> [What you are asked to do] Take the listing from its first line through the line that contains "const xTicks = [0, 10, 20, 30, 40, 50, 60];" and please retype those lines exactly, leaving out the pictures.

-*-*-

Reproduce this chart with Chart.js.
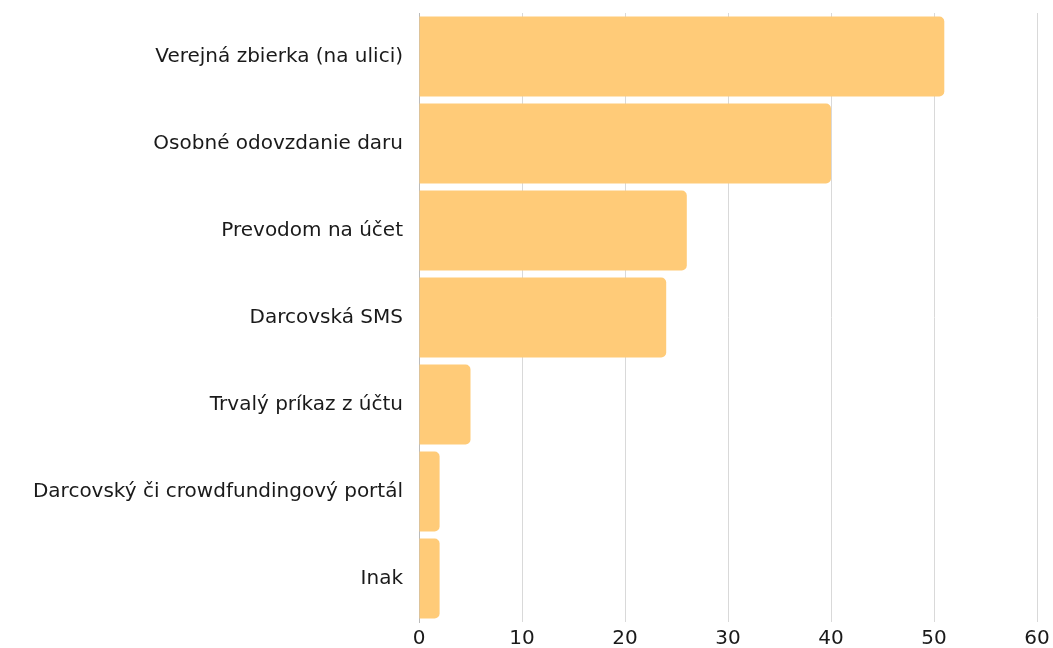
<!DOCTYPE html>
<html>
<head>
<meta charset="utf-8">
<script src="https://cdn.jsdelivr.net/npm/chart.js@4"></script>
<style>
html,body{margin:0;padding:0;background:#fff;}
#wrap{width:1053px;height:648px;position:relative;}
</style>
</head>
<body>
<div id="wrap"><canvas id="c"></canvas></div>
<script>
const categories = [
  "Verejná zbierka (na ulici)",
  "Osobné odovzdanie daru",
  "Prevodom na účet",
  "Darcovská SMS",
  "Trvalý príkaz z účtu",
  "Darcovský či crowdfundingový portál",
  "Inak"
];
const values = [51, 40, 26, 24, 5, 2, 2];
const xTicks = [0, 10, 20, 30, 40, 50, 60];

new Chart(document.getElementById('c'), {
  type: 'bar',
  data: {
    labels: categories,
    datasets: [{
      data: values,
      backgroundColor: '#ffcb78',
      borderRadius: 5,
      borderSkipped: 'start',
      barPercentage: 0.92,
      categoryPercentage: 1.0
    }]
  },
  options: {
    indexAxis: 'y',
    responsive: true,
    maintainAspectRatio: false,
    animation: false,
    layout: { padding: { top: 13, right: 0, bottom: 0, left: 0 } },
    plugins: { legend: { display: false }, tooltip: { enabled: false } },
    scales: {
      x: {
        min: 0, max: 60,
        afterBuildTicks: (s) => { s.ticks = xTicks.map(v => ({ value: v })); },
        afterFit: (s) => { s.height = 26; s.paddingRight = 16; s.paddingLeft = 0; },
        grid: { color: '#d9d9d9', drawTicks: false, lineWidth: 1 },
        border: { display: false },
        ticks: { color: '#1a1a1a', font: { family: 'DejaVu Sans', size: 20 }, padding: 5 }
      },
      y: {
        afterFit: (s) => { s.width = 419; s.paddingTop = 0; s.paddingBottom = 0; },
        grid: { display: false, drawTicks: false },
        border: { display: true, color: '#bbbbbb' },
        ticks: { color: '#1a1a1a', font: { family: 'DejaVu Sans', size: 20 }, padding: 16 }
      }
    }
  }
});
</script>
</body>
</html>
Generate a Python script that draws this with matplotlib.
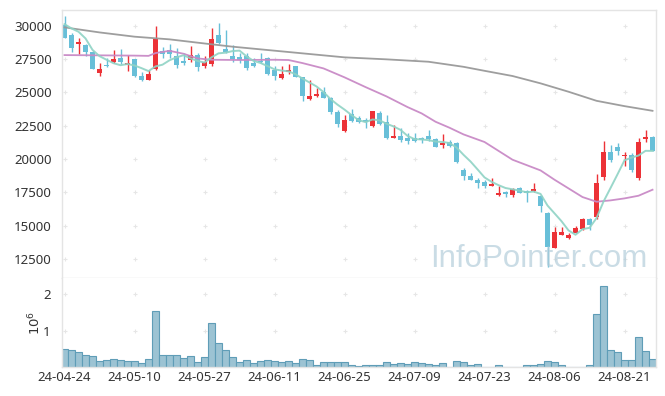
import matplotlib
matplotlib.use('Agg')
import matplotlib.pyplot as plt
import numpy as np
import pandas as pd

# daily OHLC, 85 trading days (24-04-24 .. 24-08-27)
opens = [30050, 29300, 28600, 28550, 28050, 26450, 27050, 27250, 27600, 27050,
         27500, 26250, 25950, 26750, 28100, 28150, 27700, 27350, 27400, 27800,
         26950, 27150, 29300, 28250, 27750, 27630, 27750, 27180, 27380, 27600,
         26700, 26050, 26550, 26980, 26150, 24500, 24700, 25050, 24550, 23550,
         22100, 23400, 23100, 22950, 22450, 23450, 22750, 21600, 21750, 21600,
         21550, 21550, 21730, 21480, 21050, 21300, 21180, 19180, 18750, 18430,
         18300, 18000, 17300, 17500, 17300, 17800, 17600, 17600, 17230, 15980,
         13350, 14300, 14050, 14480, 14730, 15500, 15630, 18630, 20500, 20930,
         20230, 20300, 18550, 21530, 21680]
highs = [30700, 29450, 29100, 28600, 28100, 27200, 27550, 28200, 28250, 27800,
         27500, 26500, 26700, 29950, 28400, 28600, 28350, 27950, 28500, 27950,
         27700, 29850, 30200, 29700, 28550, 27930, 27950, 27550, 27930, 27650,
         26950, 27000, 27100, 27000, 26150, 25950, 25300, 25400, 24650, 23700,
         23300, 23750, 23200, 23050, 23600, 23600, 23300, 22550, 22350, 21950,
         21950, 21680, 22180, 21550, 21850, 21430, 21300, 19350, 18930, 18580,
         18430, 18550, 18000, 17600, 17830, 17930, 17680, 18230, 17300, 16050,
         14930, 14930, 14430, 14980, 15550, 15550, 18850, 21380, 21050, 21180,
         20550, 20450, 21550, 22180, 21700]
lows = [29050, 28050, 27850, 27700, 26750, 26250, 26900, 27200, 27150, 26600,
        26150, 25850, 25900, 26650, 27550, 27550, 26800, 27050, 27300, 26600,
        26800, 26950, 28650, 27950, 27250, 27230, 26650, 26920, 27180, 26300,
        25900, 26000, 26400, 26150, 24350, 24450, 24650, 24550, 23400, 22400,
        22050, 22800, 22700, 22350, 22400, 22550, 21500, 21550, 21300, 21100,
        21300, 21180, 21350, 20930, 20850, 20900, 19680, 18430, 18430, 17850,
        17830, 17980, 17250, 17180, 17180, 17430, 16800, 17550, 16050, 11930,
        13350, 14280, 13980, 14430, 14680, 14680, 15530, 18430, 19800, 20300,
        19480, 19030, 18430, 21300, 20600]
closes = [29100, 28300, 28800, 28000, 26750, 26750, 26950, 27500, 27250, 27200,
          26200, 25950, 26400, 29000, 27850, 27850, 27050, 27200, 27800, 26900,
          27250, 29000, 28700, 28050, 27500, 27430, 26850, 27000, 27250, 26350,
          26200, 26400, 26700, 26180, 24700, 24750, 24900, 24600, 23550, 22600,
          22900, 22850, 22750, 22750, 23600, 22600, 21550, 21750, 21450, 21350,
          21380, 21430, 21480, 20930, 21180, 21000, 19750, 18730, 18430, 18230,
          17980, 18100, 17480, 17350, 17750, 17480, 17480, 17750, 16480, 13380,
          14550, 14530, 14300, 14850, 15480, 15050, 18180, 20500, 19930, 20630,
          20300, 19180, 21300, 21680, 20600]
# closes of the 4 sessions before the window (for the 5-day average)
prior_closes = [29900, 30050, 30500, 31050]

volumes = [490000, 470000, 410000, 330000, 300000, 160000, 190000, 220000, 200000, 160000,
           160000, 110000, 220000, 1530000, 330000, 330000, 330000, 250000, 300000, 140000,
           280000, 1200000, 660000, 470000, 280000, 140000, 190000, 110000, 160000, 190000,
           160000, 140000, 160000, 110000, 220000, 190000, 50000, 140000, 140000, 140000,
           140000, 50000, 30000, 50000, 50000, 50000, 140000, 80000, 110000, 80000,
           140000, 110000, 80000, 50000, 110000, 20000, 160000, 140000, 50000, 80000,
           20000, 20000, 50000, 20000, 20000, 20000, 50000, 50000, 80000, 160000,
           140000, 50000, 20000, 20000, 20000, 50000, 1460000, 2230000, 470000, 410000,
           190000, 190000, 820000, 440000, 220000]

# longer moving averages at selected sessions
ma20_idx = [0, 5, 10, 12, 13, 15, 17, 19, 21, 25, 30, 32, 34, 37, 40, 43, 46, 49,
            51, 53, 55, 57, 60, 64, 68, 70, 72, 74, 76, 78, 80, 82, 84]
ma20_val = [27800, 27780, 27760, 27740, 27950, 28120, 27900, 27550, 27450, 27430,
            27450, 27430, 27200, 26800, 26130, 25400, 24700, 23900, 23430, 22800,
            22350, 21850, 21280, 19950, 19150, 18450, 17800, 17150, 16800, 16900,
            17050, 17250, 17700]
malong_idx = [0, 5, 10, 15, 20, 24, 29, 34, 40, 46, 52, 57, 60, 64, 68, 72, 76, 80, 84]
malong_val = [29880, 29500, 29180, 28980, 28670, 28430, 28180, 27930, 27630, 27480,
              27300, 26920, 26620, 26230, 25680, 25050, 24370, 23970, 23620]

tick_pos = [0, 10, 20, 30, 40, 50, 60, 70, 80]
tick_labels = ['24-04-24', '24-05-10', '24-05-27', '24-06-11', '24-06-25',
               '24-07-09', '24-07-23', '24-08-06', '24-08-21']
price_ticks = [12500, 15000, 17500, 20000, 22500, 25000, 27500, 30000]
vol_ticks = [1, 2]

plt.rcParams['font.family'] = ['Noto Sans', 'DejaVu Sans']

RED = '#ec3237'
BLUE = '#68bfd8'
GRID = '#e6e6e6'
TXT = '#333333'

o = np.array(opens, float)
h = np.array(highs, float)
l = np.array(lows, float)
c = np.array(closes, float)
x = np.arange(len(c))
up = c >= o
colors = np.where(up, RED, BLUE)

ma5 = pd.Series(prior_closes + closes).rolling(5).mean().to_numpy()[len(prior_closes):]

fig = plt.figure(figsize=(6.65, 3.96), dpi=100)
ax = fig.add_axes([0.0928, 0.2987, 0.8937, 0.676])
axv = fig.add_axes([0.0928, 0.0725, 0.8937, 0.2262], sharex=ax)

# grid drawn as small crosses at tick intersections
gx, gy = np.meshgrid(tick_pos, price_ticks)
ax.plot(gx.ravel(), gy.ravel(), '+', color=GRID, ms=3.5, mew=0.8, zorder=0)
gx, gy = np.meshgrid(tick_pos, vol_ticks)
axv.plot(gx.ravel(), gy.ravel(), '+', color=GRID, ms=3.5, mew=0.8, zorder=0)

# candles
ax.vlines(x, l, h, colors=colors, linewidth=1.0, zorder=2)
body_lo = np.minimum(o, c)
body_h = np.maximum(np.abs(c - o), 80)
ax.bar(x, body_h, bottom=body_lo, width=0.62, color=colors, linewidth=0, zorder=2)

# moving averages
ax.plot(malong_idx, malong_val, color='#999999', lw=1.3, alpha=0.95, zorder=3)
ax.plot(ma20_idx, ma20_val, color='#c98ac6', lw=1.3, alpha=0.95, zorder=3)
ax.plot(x, ma5, color='#8fd3c5', lw=1.4, alpha=0.9, zorder=3)

ax.text(0.985, 0.041, 'InfoPointer.com', transform=ax.transAxes, ha='right',
        va='baseline', fontsize=22.5, family=['Liberation Sans', 'DejaVu Sans'],
        color='#b4cedb', alpha=0.7, zorder=4)

ax.set_xlim(-0.4, 84.5)
ax.set_ylim(11100, 31180)
ax.set_yticks(price_ticks)
ax.set_yticklabels([str(v) for v in price_ticks])
ax.tick_params(axis='y', length=0, pad=7, labelsize=9.5, labelcolor=TXT)
ax.tick_params(axis='x', length=0, labelbottom=False)

# volume
axv.bar(x, np.array(volumes) / 1e6, width=1.0, color='#9cc3d3',
        edgecolor='#5f9db7', linewidth=0.8, zorder=2)
axv.set_ylim(0, 2.45)
axv.set_yticks(vol_ticks)
axv.set_yticklabels([str(v) for v in vol_ticks])
axv.set_ylabel('$10^6$', color=TXT, fontsize=9.5, labelpad=0)
axv.set_xticks(tick_pos)
axv.set_xticklabels(tick_labels)
axv.tick_params(axis='both', length=0, labelsize=9.5, labelcolor=TXT)
axv.tick_params(axis='y', pad=8)
axv.tick_params(axis='x', pad=3)

for a in (ax, axv):
    for s in a.spines.values():
        s.set_color('#e4e4e4')
        s.set_linewidth(1.0)
axv.spines['top'].set_visible(False)

fig.savefig('out.png', dpi=100, facecolor='white')
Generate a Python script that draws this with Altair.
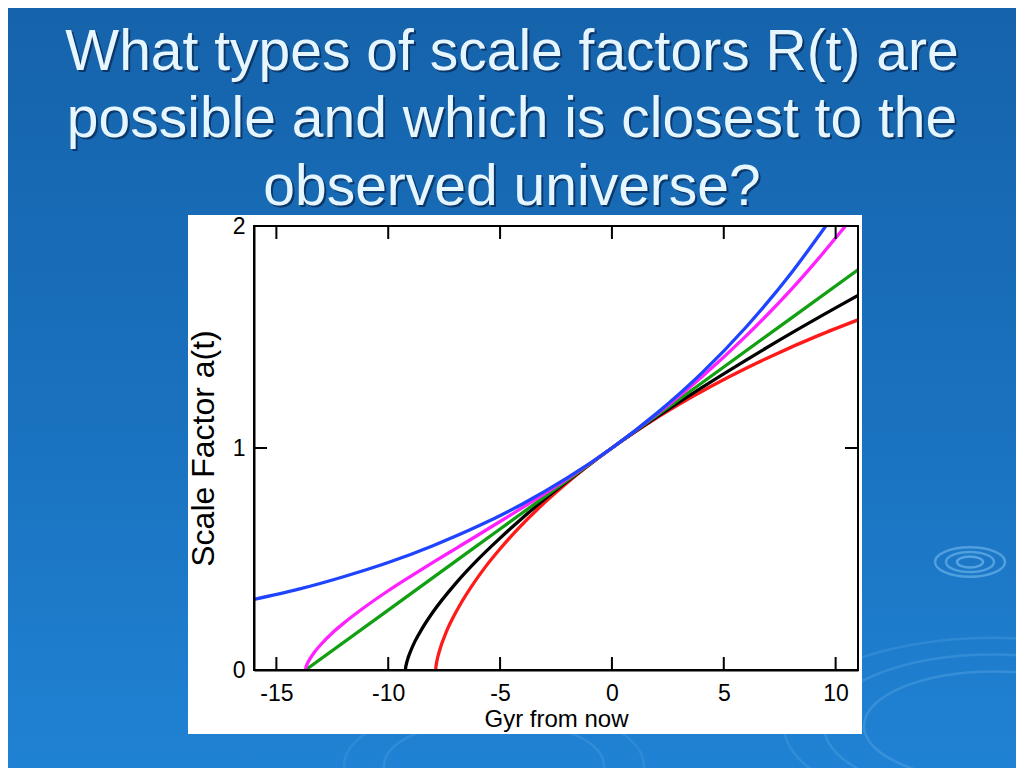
import altair as alt
import pandas as pd

# ---------------- text ----------------
title_lines = [
    "What types of scale factors R(t) are",
    "possible and which is closest to the",
    "observed universe?",
]
x_title = "Gyr from now"
y_title = "Scale Factor a(t)"

x_ticks = [-15, -10, -5, 0, 5, 10]
y_ticks = [0, 1, 2]

# ---------------- series ----------------
red_t = [-7.877, -7.875, -7.859, -7.815, -7.731, -7.389, -7.107, -6.737, -6.267, -5.689,
         -4.996, -4.179, -3.234, -2.156, 0.0, 1.898, 3.524, 5.284, 7.175, 9.191, 11.0]
red_a = [0.0, 0.005, 0.020, 0.045, 0.079, 0.175, 0.235, 0.303, 0.378, 0.460,
         0.546, 0.638, 0.733, 0.830, 1.0, 1.129, 1.227, 1.323, 1.416, 1.505, 1.577]

black_t = [-9.23, -9.22, -9.2, -9.1, -9.0, -8.8, -8.5, -8.0, -7.0, -6.0, -5.0, -4.0,
           -3.0, -2.0, -1.0, 0.0, 2.0, 4.0, 6.0, 8.0, 10.0, 11.0]
black_a = [0.0, 0.011, 0.022, 0.058, 0.085, 0.130, 0.184, 0.261, 0.388, 0.497, 0.594, 0.685,
           0.770, 0.850, 0.926, 1.0, 1.140, 1.271, 1.396, 1.516, 1.631, 1.687]

green_t = [-13.7, -10.0, -5.0, 0.0, 5.0, 11.0]
green_a = [0.0, 0.270, 0.635, 1.0, 1.365, 1.803]

magenta_t = [-13.70, -13.68, -13.6, -13.5, -13.3, -13.0, -12.5, -12.0, -11.0, -10.0, -9.0,
             -8.0, -7.0, -6.0, -5.0, -4.0, -2.0, 0.0, 2.0, 4.0, 6.0, 8.0, 9.0, 10.44]
magenta_a = [0.0, 0.011, 0.032, 0.050, 0.080, 0.116, 0.167, 0.210, 0.287, 0.357, 0.422,
             0.485, 0.546, 0.607, 0.669, 0.731, 0.861, 1.0, 1.152, 1.319, 1.505, 1.712, 1.826, 2.0]

blue_t = [-16.0, -14.0, -12.0, -10.0, -8.0, -6.0, -4.0, -2.0, 0.0, 2.0, 4.0, 6.0, 8.0, 9.56]
blue_a = [0.318, 0.364, 0.420, 0.484, 0.560, 0.647, 0.748, 0.865, 1.0, 1.156, 1.336, 1.545, 1.786, 2.0]

series = [
    ("#ff1a1a", red_t, red_a),
    ("#000000", black_t, black_a),
    ("#12a012", green_t, green_a),
    ("#ff22ff", magenta_t, magenta_a),
    ("#1f44ff", blue_t, blue_a),
]

# ---------------- layout ----------------
W, H = 604, 444
PAD_L, PAD_T, PAD_R, PAD_B = 246, 218, 158, 98
FONT = "Liberation Sans"
TICK_LEN = 13
TITLE_CX = 258  # slide centre, relative to plot origin

label_expr = "datum.value < 0 ? '-' + abs(datum.value) : '' + datum.value"

x_axis = alt.Axis(
    values=x_ticks, title=x_title, grid=False, ticks=False, tickSize=0, zindex=2,
    domainColor="black", domainWidth=2, labelColor="black", labelFont=FONT,
    labelFontSize=23, labelPadding=12, labelFlush=False, labelExpr=label_expr,
    titleFont=FONT, titleFontSize=24, titleFontWeight="normal", titleColor="black",
    titleX=W / 2, titleY=56, titleAlign="center", titleBaseline="alphabetic",
)
y_axis = alt.Axis(
    values=y_ticks, title=y_title, grid=False, ticks=False, tickSize=0, zindex=2,
    domainColor="black", domainWidth=2, labelColor="black", labelFont=FONT,
    labelFontSize=23, labelPadding=9, labelFlush=False, labelExpr=label_expr,
    titleFont=FONT, titleFontSize=32, titleFontWeight="normal", titleColor="black",
    titleX=-41, titleY=H / 2, titleAngle=270, titleAlign="center",
    titleBaseline="alphabetic",
)
x_scale = alt.Scale(domain=[-16, 11], nice=False, zero=False)
y_scale = alt.Scale(domain=[0, 2], nice=False, zero=False)


def xenc(field):
    return alt.X(f"{field}:Q", scale=x_scale, axis=x_axis)


def yenc(field):
    return alt.Y(f"{field}:Q", scale=y_scale, axis=y_axis)


one = pd.DataFrame({"k": [0]})

gradient = alt.Gradient(
    gradient="linear",
    stops=[alt.GradientStop(color="#1563ab", offset=0),
           alt.GradientStop(color="#1a72bf", offset=0.55),
           alt.GradientStop(color="#2082d4", offset=1)],
    x1=0, x2=0, y1=0, y2=1,
)

layers = []
layers.append(
    alt.Chart(one).mark_rect(fill=gradient).encode(
        x=alt.value(-PAD_L), x2=alt.value(W + PAD_R),
        y=alt.value(-PAD_T), y2=alt.value(H + PAD_B))
)

# faint water-ripple decoration of the slide background
ELLIPSE = "M -1 0 A 1 0.42 0 1 0 1 0 A 1 0.42 0 1 0 -1 0 Z"
ripples = [  # (x, y relative to plot origin, width px, opacity)
    (716, 336, 70, 0.55), (716, 336, 48, 0.55), (716, 336, 26, 0.6),
    (740, 500, 260, 0.25), (740, 500, 340, 0.22), (740, 500, 420, 0.18),
    (240, 540, 220, 0.18), (240, 540, 300, 0.15),
]
for rx, ry, rw, op in ripples:
    layers.append(
        alt.Chart(one).mark_point(
            shape=ELLIPSE, size=rw * rw, filled=False, stroke="#7cc0f2",
            strokeWidth=2.5, opacity=op,
        ).encode(x=alt.value(rx), y=alt.value(ry))
    )

layers.append(
    alt.Chart(one).mark_rect(fill="white").encode(
        x=alt.value(-66), x2=alt.value(W + 4),
        y=alt.value(-11), y2=alt.value(H + 64))
)

# title (shadow + text)
baselines = [-156, -89, -21]
for line, yb in zip(title_lines, baselines):
    layers.append(
        alt.Chart(one).mark_text(
            font=FONT, fontSize=57, align="center", baseline="alphabetic",
            color="#0b2f5c", dx=2, dy=2, opacity=0.85,
        ).encode(x=alt.value(TITLE_CX), y=alt.value(yb), text=alt.value(line))
    )
    layers.append(
        alt.Chart(one).mark_text(
            font=FONT, fontSize=57, align="center", baseline="alphabetic",
            color="#e6f6ff",
        ).encode(x=alt.value(TITLE_CX), y=alt.value(yb), text=alt.value(line))
    )

# curves
for color, ts, as_ in series:
    df = pd.DataFrame({"t": ts, "a": as_})
    layers.append(
        alt.Chart(df).mark_line(color=color, strokeWidth=3.3, interpolate="monotone", clip=True)
        .encode(x=xenc("t"), y=yenc("a"))
    )

# inward ticks on all four sides
xt = pd.DataFrame({"v": x_ticks})
yt = pd.DataFrame({"v": y_ticks})
rule = dict(color="black", strokeWidth=2)
layers.append(alt.Chart(xt).mark_rule(**rule).encode(
    x=xenc("v"), y=alt.value(H), y2=alt.value(H - TICK_LEN)))
layers.append(alt.Chart(xt).mark_rule(**rule).encode(
    x=xenc("v"), y=alt.value(0), y2=alt.value(TICK_LEN)))
layers.append(alt.Chart(yt).mark_rule(**rule).encode(
    y=yenc("v"), x=alt.value(0), x2=alt.value(TICK_LEN)))
layers.append(alt.Chart(yt).mark_rule(**rule).encode(
    y=yenc("v"), x=alt.value(W), x2=alt.value(W - TICK_LEN)))

# plot frame
layers.append(
    alt.Chart(one).mark_rect(fillOpacity=0, stroke="black", strokeWidth=2).encode(
        x=alt.value(0), x2=alt.value(W), y=alt.value(0), y2=alt.value(H))
)

chart = alt.layer(*layers).properties(
    width=W, height=H,
    autosize=alt.AutoSizeParams(type="none"),
    padding={"left": PAD_L, "top": PAD_T, "right": PAD_R, "bottom": PAD_B},
    background="#1a6fb8",
).configure_view(stroke=None)

chart.save("out.html", embed_options={"renderer": "svg", "actions": False})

-*-*-

> [Full output]
Reproduce this chart with Chart.js.
<!DOCTYPE html>
<html>
<head>
<meta charset="utf-8">
<script src="https://cdn.jsdelivr.net/npm/chart.js@4"></script>
<style>
html,body{margin:0;padding:0;background:#fff;}
#wrap{width:1053px;height:648px;position:relative;}
</style>
</head>
<body>
<div id="wrap"><canvas id="c"></canvas></div>
<script>
const categories = [
  "Verejná zbierka (na ulici)",
  "Osobné odovzdanie daru",
  "Prevodom na účet",
  "Darcovská SMS",
  "Trvalý príkaz z účtu",
  "Darcovský či crowdfundingový portál",
  "Inak"
];
const values = [51, 40, 26, 24, 5, 2, 2];
const xTicks = [0, 10, 20, 30, 40, 50, 60];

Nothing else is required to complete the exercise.